India is a multi-cultural state and as such should not allow the redrawing of the borders of the states on religious lines. In fact, states were reorganised in the country in 1957 on the basis of language and not on religious or on any other criterion. Kashmir is an integral part of India not because it acceded to India on the basis of the Instrument of Accession signed by the then princely ruler in 1948.

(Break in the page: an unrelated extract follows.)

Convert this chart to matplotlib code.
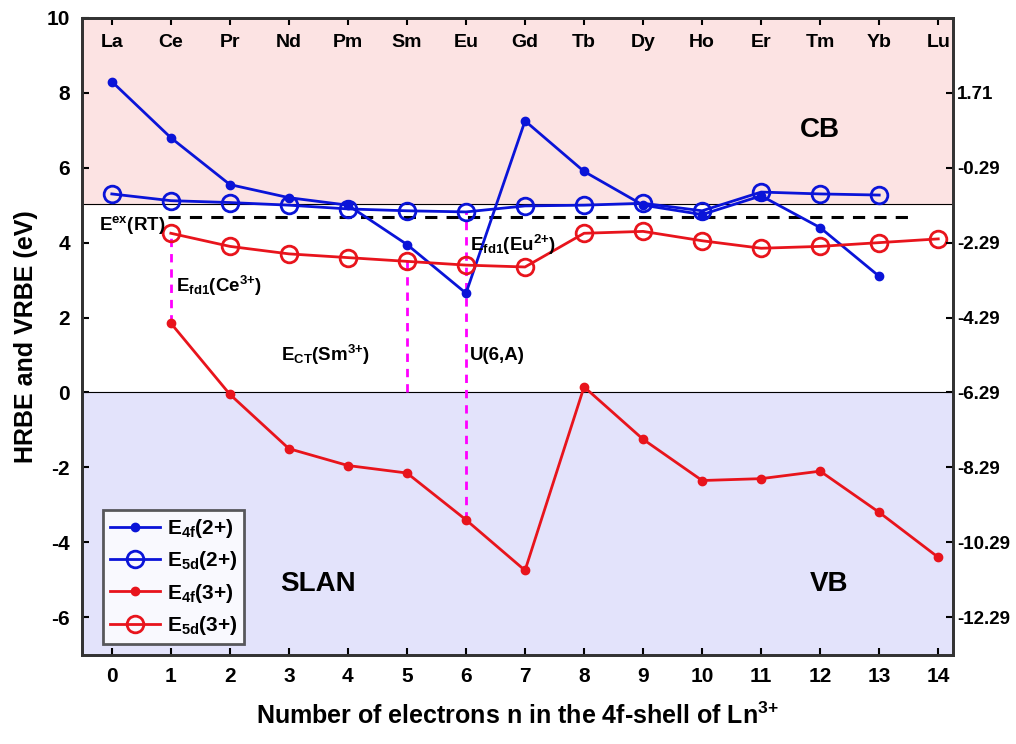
import numpy as np
import matplotlib.pyplot as plt

plt.rcParams['font.family'] = ['Liberation Sans', 'DejaVu Sans']
plt.rcParams['font.weight'] = 'bold'
plt.rcParams['mathtext.fontset'] = 'custom'
plt.rcParams['mathtext.rm'] = 'Liberation Sans:bold'
plt.rcParams['mathtext.it'] = 'Liberation Sans:bold'
plt.rcParams['mathtext.bf'] = 'Liberation Sans:bold'
plt.rcParams['axes.unicode_minus'] = False

# data
elements = ['La', 'Ce', 'Pr', 'Nd', 'Pm', 'Sm', 'Eu', 'Gd', 'Tb', 'Dy', 'Ho', 'Er', 'Tm', 'Yb', 'Lu']
n_all = list(range(15))
n_2p = list(range(14))
n_3p = list(range(1, 15))
e4f_2p = [8.3, 6.8, 5.55, 5.2, 5.0, 3.95, 2.65, 7.25, 5.9, 5.0, 4.75, 5.25, 4.4, 3.1]
e5d_2p = [5.3, 5.12, 5.07, 5.0, 4.9, 4.85, 4.82, 4.98, 5.0, 5.05, 4.85, 5.35, 5.3, 5.27]
e4f_3p = [1.85, -0.05, -1.5, -1.95, -2.15, -3.4, -4.75, 0.15, -1.25, -2.35, -2.3, -2.1, -3.2, -4.4]
e5d_3p = [4.25, 3.9, 3.7, 3.6, 3.5, 3.4, 3.35, 4.25, 4.3, 4.05, 3.85, 3.9, 4.0, 4.1]
cb_bottom = 5.04
vb_top = 0.0
e_ex = 4.69
right_offset = 6.29

fig = plt.figure(figsize=(10.16, 7.44), dpi=100)
ax = fig.add_axes([0.081, 0.12, 0.857, 0.856])
xlo, xhi = -0.5, 14.25
ylo, yhi = -7, 10
ax.set_xlim(xlo, xhi)
ax.set_ylim(ylo, yhi)

#   background bands
ax.axhspan(cb_bottom, yhi, color='#fce3e3', zorder=0)
ax.axhspan(ylo, vb_top, color='#e3e3fb', zorder=0)
ax.axhline(cb_bottom, color='black', lw=0.8, zorder=1)
ax.axhline(vb_top, color='black', lw=0.8, zorder=1)
ax.plot([0.95, 13.55], [e_ex, e_ex], ls=(0, (4, 3)), color='black', lw=2.2, zorder=2)

#   magenta guide lines
mag = '#ff00ff'
ax.plot([1, 1], [e4f_3p[0], e5d_3p[0]], ls=(0, (3, 2.5)), color=mag, lw=2, zorder=2)
ax.plot([5, 5], [vb_top, e5d_3p[4]], ls=(0, (3, 2.5)), color=mag, lw=2, zorder=2)
ax.plot([6, 6], [e4f_3p[5], e5d_2p[6]], ls=(0, (3, 2.5)), color=mag, lw=2, zorder=2)

blue = '#0a14d8'
red = '#e8141c'
ax.plot(n_2p, e4f_2p, '-o', color=blue, lw=2, ms=6, label=r'E$_{4f}$(2+)', zorder=3)
ax.plot(n_2p, e5d_2p, '-o', color=blue, lw=2, ms=12, mfc='none', mew=2, label=r'E$_{5d}$(2+)', zorder=3)
ax.plot(n_3p, e4f_3p, '-o', color=red, lw=2, ms=6, label=r'E$_{4f}$(3+)', zorder=3)
ax.plot(n_3p, e5d_3p, '-o', color=red, lw=2, ms=12, mfc='none', mew=2, label=r'E$_{5d}$(3+)', zorder=3)

#   element names along the top
for i, el in enumerate(elements):
    ax.text(n_all[i], 9.33, el, ha='center', va='center', fontsize=14, fontweight='bold')

fs = 13.5
ax.text(-0.22, 4.47, r'E$^{ex}$(RT)', fontsize=fs, fontweight='bold', ha='left', va='center')
ax.text(1.08, 2.85, r'E$_{fd1}$(Ce$^{3{+}}$)', fontsize=fs, fontweight='bold', ha='left', va='center')
ax.text(2.86, 1.0, r'E$_{CT}$(Sm$^{3{+}}$)', fontsize=fs, fontweight='bold', ha='left', va='center')
ax.text(6.07, 1.0, 'U(6,A)', fontsize=fs, fontweight='bold', ha='left', va='center')
ax.text(6.07, 3.95, r'E$_{fd1}$(Eu$^{2{+}}$)', fontsize=fs, fontweight='bold', ha='left', va='center')
ax.text(12.0, 7.0, 'CB', fontsize=20, fontweight='bold', ha='center', va='center')
ax.text(3.5, -5.12, 'SLAN', fontsize=20, fontweight='bold', ha='center', va='center')
ax.text(12.15, -5.12, 'VB', fontsize=20, fontweight='bold', ha='center', va='center')

ax.set_xticks(n_all)
ax.set_yticks(np.arange(-6, 11, 2))
ax.tick_params(direction='in', length=5, width=1.5, labelsize=15, top=True, pad=9)
ax.set_xlabel(r'Number of electrons n in the 4f-shell of Ln$^{3{+}}$', fontsize=18, fontweight='bold', labelpad=12)
ax.set_ylabel('HRBE and VRBE (eV)', fontsize=18, fontweight='bold', labelpad=6)
for sp in ax.spines.values():
    sp.set_linewidth(2)
    sp.set_color('#333333')

ax2 = ax.twinx()
ax2.set_ylim(ylo - right_offset, yhi - right_offset)
right_ticks = np.arange(-12.29, 2, 2)
ax2.set_yticks(right_ticks)
ax2.set_yticklabels(['%.2f' % t for t in right_ticks])
ax2.tick_params(direction='in', length=5, width=1.5, labelsize=13.5, pad=3)
for sp in ax2.spines.values():
    sp.set_linewidth(2)
    sp.set_color('#333333')

leg = ax.legend(loc='lower left', bbox_to_anchor=(0.012, 0.0), fontsize=15, frameon=True,
                fancybox=False, edgecolor='#333333', handlelength=2.4, borderpad=0.35,
                labelspacing=0.45, handletextpad=0.3)
leg.get_frame().set_linewidth(2)
for t in leg.get_texts():
    t.set_fontweight('bold')

fig.savefig('out.png', dpi=100)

Significantly, the Sangh Parivar demand did not find favour even with the ruling Bharatiya Janata Party, which is considered the political wing of the former. Among those who rejected the demand of the RSS included the Deputy Prime Minister, Mr. Lal Krishna Advani, who snubbed the Hindutva hard-liners for making such an absurd demand. BJP leaders themselves apprehend that the demand has dangerous portents. Yet the difference of opinion between the BJP, which still favours scrapping of Article 370 of Constitution giving special status to Jammu and Kashmir, and other Sangh Parivar outfits is worth notng. But the RSS bluntly points out since they are different organisations, they can hold divergent or even contradictory views on issues.
The RSS demand has come in for sharp criticism from all quarters. The newly crowned chief of the National Conference, Omar Abdullah has snubbed the Sangh and said that the demand is against the very interests of the state as well as the country. He has remarked that the RSS has no locus standi to put forward such demands and decide the fate of the people of the state.
It is all the more distressing that the demand for the division of Jammu and Kashmir has come when the state is preparing to hold assembly elections within the next few months. A successful assembly elections in the state will prove to the world that the people there endorse its accession to India. In fact, there are clear indications that the elections in the state will be successful with many militant outfits, even those with pro-Pakistan leanings, thinking in terms of participating in them.
The demand of the RSS at this juncture will only complicate the Kashmir issue further and Islamabad, which is trying its best to sabotage the election process in the state, may take advantage of it.
The Sangh Parivar, including the BJP, has in the meanwhile, come out with a demand to hold assembly elections in Jammu and Kashmir under the President's rule. Prime Minister AB Vajpayee himself recently stated that his government was considering a proposal in this respect so that the elections were held there in a free and fair manner. Expectedly, the proposal was vehemently opposed by Chief MinisterFarooq Abdullah and Omar Abdullah. Both oppose the move on that ground that there is no such law or convention to hold assembly elections in a state under the President's rule. The chief minister has contemptuously suggested the BJP should first propose to hold the assembly elections in Gujarat under President's rule.